------ Material

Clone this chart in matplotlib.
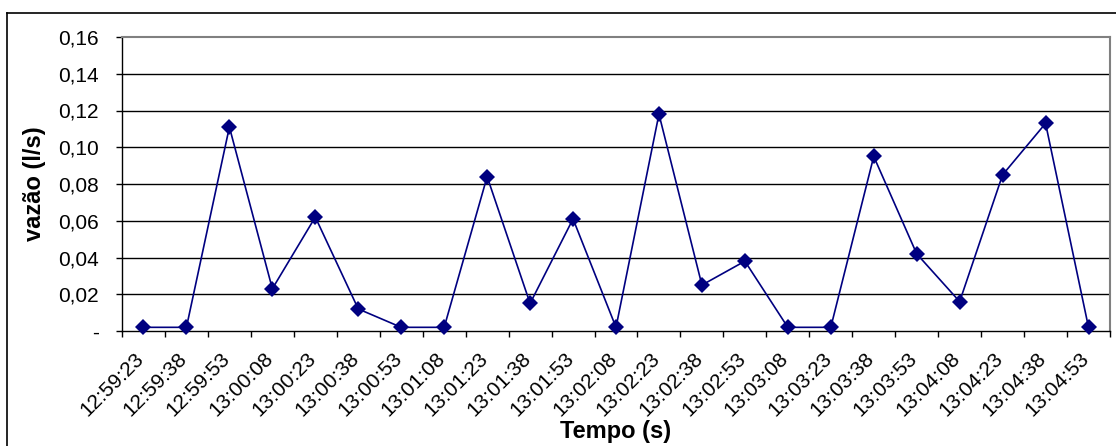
import matplotlib
matplotlib.use("Agg")
import matplotlib.pyplot as plt
import matplotlib.transforms as mtransforms
from matplotlib.lines import Line2D
import numpy as np

plt.rcParams['font.family'] = ['Liberation Sans', 'DejaVu Sans']

# data
tempos = ['12:59:23', '12:59:38', '12:59:53', '13:00:08', '13:00:23', '13:00:38',
          '13:00:53', '13:01:08', '13:01:23', '13:01:38', '13:01:53', '13:02:08',
          '13:02:23', '13:02:38', '13:02:53', '13:03:08', '13:03:23', '13:03:38',
          '13:03:53', '13:04:08', '13:04:23', '13:04:38', '13:04:53']
vazao = [0.002, 0.002, 0.111, 0.023, 0.062, 0.012, 0.002, 0.002, 0.084, 0.015,
         0.061, 0.002, 0.118, 0.025, 0.038, 0.002, 0.002, 0.095, 0.042, 0.016,
         0.085, 0.113, 0.002]
y_ticks = [0.0, 0.02, 0.04, 0.06, 0.08, 0.10, 0.12, 0.14, 0.16]
y_labels = ['-', '0,02', '0,04', '0,06', '0,08', '0,10', '0,12', '0,14', '0,16']

W, H = 1116, 446
fig = plt.figure(figsize=(W / 100, H / 100), dpi=100)
ax = fig.add_axes([122 / W, 1 - 331 / H, (1110 - 122) / W, (331 - 37) / H])

n = len(tempos)
x = np.arange(n)
ax.plot(x, vazao, color='#000080', lw=1.2, marker='D', ms=8,
        markeredgewidth=0, zorder=3, clip_on=False)

ax.set_xlim(-0.5, n - 0.5)
ax.set_ylim(0, 0.16)

# gridlines
ax.set_yticks(y_ticks)
ax.set_yticklabels(y_labels, fontsize=15)
for yv in y_ticks[1:-1]:
    ax.axhline(yv, color='#000000', lw=1.0, zorder=1)

# category labels at the centres, tick marks at the boundaries
ax.set_xticks(x)
ax.set_xticklabels(tempos, fontsize=15, rotation=45, ha='right', va='top',
                   rotation_mode='anchor')
ax.set_xticks(np.arange(n + 1) - 0.5, minor=True)
ax.tick_params(axis='x', which='major', length=0, pad=13)
ax.tick_params(axis='x', which='minor', length=4.5, width=1.0, color='#000000')
ax.tick_params(axis='y', which='major', length=4.5, width=1.0, pad=12,
               color='#000000')
shift = mtransforms.ScaledTranslation(-9 / 100, 0, fig.dpi_scale_trans)
for lab in ax.get_xticklabels():
    lab.set_transform(lab.get_transform() + shift)

for side in ['top', 'right']:
    ax.spines[side].set_color('#808080')
    ax.spines[side].set_linewidth(1.5)
for side in ['left', 'bottom']:
    ax.spines[side].set_color('#000000')
    ax.spines[side].set_linewidth(1.0)

ax.set_xlabel('Tempo (s)', fontsize=17, fontweight='bold')
ax.xaxis.set_label_coords(0.5, -(438 - 331) / (331 - 37), transform=ax.transAxes)
ax.xaxis.label.set_va('baseline')
ax.set_ylabel('vazão (l/s)', fontsize=17, fontweight='bold')
ax.yaxis.set_label_coords(-(122 - 35) / (1110 - 122), 0.5)
ax.yaxis.label.set_va('center')

# chart area border (clipped by the image on the right and bottom)
fig.add_artist(Line2D([7 / W, 7 / W], [0, 1 - 13 / H], transform=fig.transFigure,
                      color='#000000', lw=1.2))
fig.add_artist(Line2D([7 / W, 1], [1 - 13 / H, 1 - 13 / H], transform=fig.transFigure,
                      color='#000000', lw=1.2))

fig.savefig('out.png', dpi=100)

------------

Instructions to follow: Restate each line from the start of the listing through the line bearing "plt.rcParams['font.family'] = ['Liberation" word for word. Drop the pictures.

Completed task:
Clone this chart in matplotlib.
import matplotlib
matplotlib.use("Agg")
import matplotlib.pyplot as plt
import matplotlib.transforms as mtransforms
from matplotlib.lines import Line2D
import numpy as np

plt.rcParams['font.family'] = ['Liberation Sans', 'DejaVu Sans']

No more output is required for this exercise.